LONDON -- The Wimbledon title kept eluding Shingo Kunieda, so he turned to Roger Federer for advice on how to play on grass.
That did the trick.
Kunieda won his first Wimbledon title in wheelchair singles on Sunday and his 28th Grand Slam singles title overall. It was his fourth straight major singles title and finally allowed him to complete a career Grand Slam.
"My question was how to play on grass and how to think when behind, yeah, on grass," Kunieda said of his conversation with Federer, an eight-time champion at the All England Club. "He said, 'Yeah, you should attack every point. If you (make a) mistake, no regret. That's the key, yeah,' he said."
The 38-year-old Japanese player defeated Alfie Hewett of Britain 4-6, 7-5, 7-6 (10-5) on No. 3 Court, a day after he and partner Gustavo Fernandez of Argentina won the doubles title.
Kunieda had only reached one Wimbledon singles final in four previous appearances, finishing as runner-up in 2019.
He is the first men's wheelchair player to complete a career Grand Slam, and now holds all four major titles at the same time after winning this year's Australian Open and French Open, as well as last year's U.S. Open.
"I think this title is very hardest one because of grass," Kunieda said. "But this year I could find the way to play on the grass.
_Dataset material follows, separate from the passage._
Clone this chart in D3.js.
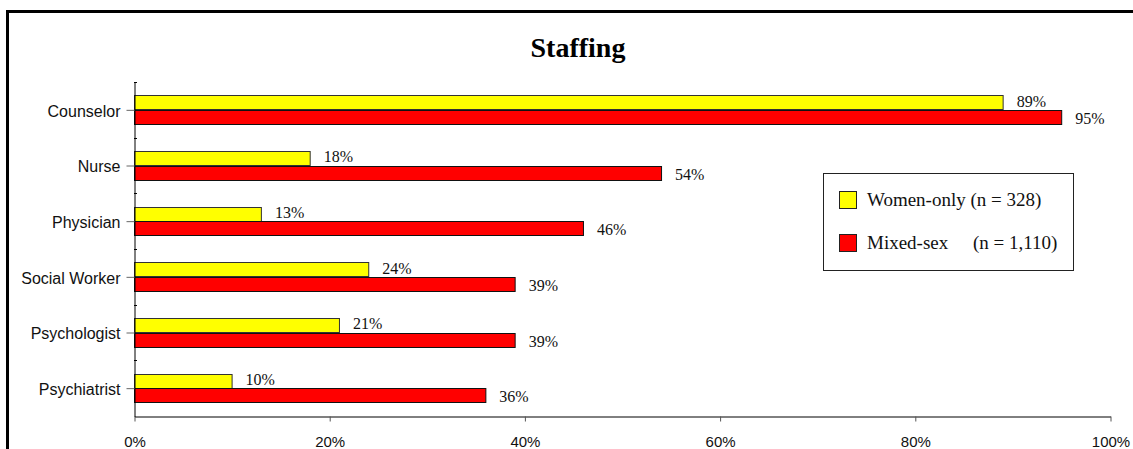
<!DOCTYPE html>
<html>
<head>
<meta charset="utf-8">
<script src="https://cdn.jsdelivr.net/npm/d3@7"></script>
<style>
  html, body { margin: 0; padding: 0; background: #fff; }
  svg { display: block; }
</style>
</head>
<body>
<svg id="chart" width="1133" height="449"></svg>
<script>
// Staffing by program type: share of programs with each staff role
const categories = ["Counselor", "Nurse", "Physician", "Social Worker", "Psychologist", "Psychiatrist"];
const womenOnly = [89, 18, 13, 24, 21, 10];
const mixedSex = [95, 54, 46, 39, 39, 36];
const seriesNames = ["Women-only (n = 328)", "Mixed-sex"];
const seriesNotes = ["", "(n = 1,110)"];
const xTicks = [0, 20, 40, 60, 80, 100];

const colors = ["#ffff00", "#ff0000"];
const serif = "'Times New Roman', 'Liberation Serif', serif";
const sans = "Arial, 'Liberation Sans', sans-serif";

const svg = d3.select("#chart");

// Outer frame
svg.append("path")
  .attr("d", "M7.5,1000 L7.5,11.5 L1200,11.5")
  .attr("fill", "none")
  .attr("stroke", "#000")
  .attr("stroke-width", 3);

// Title
svg.append("text")
  .attr("x", 578).attr("y", 57)
  .attr("text-anchor", "middle")
  .attr("font-family", serif)
  .attr("font-weight", "bold")
  .attr("font-size", 28)
  .text("Staffing");

const x = d3.scaleLinear().domain([0, 100]).range([134, 1110]);
const y = d3.scaleBand().domain(categories).range([82, 416])
  .paddingInner(0.48).paddingOuter(0.24);
const ySub = d3.scaleBand().domain([0, 1]).range([0, y.bandwidth()]);

const rows = categories.map((c, i) => ({ cat: c, vals: [womenOnly[i], mixedSex[i]] }));

// Bars
const g = svg.append("g");
rows.forEach(r => {
  r.vals.forEach((v, s) => {
    const y0 = y(r.cat) + ySub(s);
    g.append("rect")
      .attr("x", x(0) + 0.5)
      .attr("y", Math.round(y0) + 0.5)
      .attr("width", x(v) - x(0))
      .attr("height", Math.round(ySub.bandwidth()))
      .attr("fill", colors[s])
      .attr("stroke", s === 0 ? "#333" : "#111")
      .attr("stroke-width", 1);
    g.append("text")
      .attr("x", x(v) + 14)
      .attr("y", y0 + ySub.bandwidth() / 2 + (s === 0 ? 4 : 7))
      .attr("font-family", serif)
      .attr("font-size", 16)
      .attr("fill", "#111")
      .text(v + "%");
  });
});

// X axis
const xAxis = d3.axisBottom(x)
  .tickValues(xTicks)
  .tickFormat(d => d + "%")
  .tickSize(5)
  .tickSizeOuter(0);
const gx = svg.append("g")
  .attr("transform", "translate(0.5,416.5)")
  .call(xAxis);
gx.select(".domain").attr("stroke", "#000");
gx.selectAll(".tick line").attr("stroke", "#555");
gx.selectAll(".tick text")
  .attr("font-family", sans)
  .attr("font-size", 15)
  .attr("fill", "#111")
  .attr("dy", 0)
  .attr("y", 30);

// Y axis
const yAxis = d3.axisLeft(y).tickSize(8).tickSizeOuter(0).tickPadding(6);
const gy = svg.append("g")
  .attr("transform", "translate(134.5,0.5)")
  .call(yAxis);
gy.select(".domain").attr("stroke", "#000");
gy.selectAll(".tick line").attr("stroke", "#666");
gy.selectAll(".tick text")
  .attr("font-family", sans)
  .attr("font-size", 16)
  .attr("fill", "#111")
  .attr("dy", "0.4em");

// Minor marks at band boundaries
const bounds = categories.map(c => y(c) - y.step() * y.paddingInner() / 2);
svg.append("g").selectAll("line")
  .data(bounds)
  .join("line")
  .attr("x1", 134).attr("x2", 137)
  .attr("y1", d => Math.round(d) + 0.5).attr("y2", d => Math.round(d) + 0.5)
  .attr("stroke", "#000");

// Legend
const lg = svg.append("g");
lg.append("rect")
  .attr("x", 823.5).attr("y", 173.5)
  .attr("width", 250).attr("height", 97)
  .attr("fill", "#fff")
  .attr("stroke", "#222");
seriesNames.forEach((name, i) => {
  const cy = 200 + i * 43;
  lg.append("rect")
    .attr("x", 839.5).attr("y", cy - 9 + 0.5)
    .attr("width", 17).attr("height", 17)
    .attr("fill", colors[i])
    .attr("stroke", "#222");
  lg.append("text")
    .attr("x", 867).attr("y", cy + 6)
    .attr("font-family", serif)
    .attr("font-size", 19)
    .attr("fill", "#111")
    .text(name);
  if (seriesNotes[i]) {
    lg.append("text")
      .attr("x", 973).attr("y", cy + 6)
      .attr("font-family", serif)
      .attr("font-size", 19)
      .attr("fill", "#111")
      .text(seriesNotes[i]);
  }
});
</script>
</body>
</html>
So now I can say I can play well on grass."
Hewett was looking for his sixth Grand Slam title and first at Wimbledon. He also lost in the final to Kunieda at last year's U.S. Open and this year's Australian Open.
Overall, Kunieda has won 11 singles titles at the Australian Open, eight at the French Open and eight at the U.S. Open. He also has 22 Grand Slam doubles titles, including winning his fourth at Wimbledon on Saturday.
"Really wanted to get this title," Kunieda said. "You know, my age, 38, so I was thinking it will be last chance today. Yes, I very happy about that."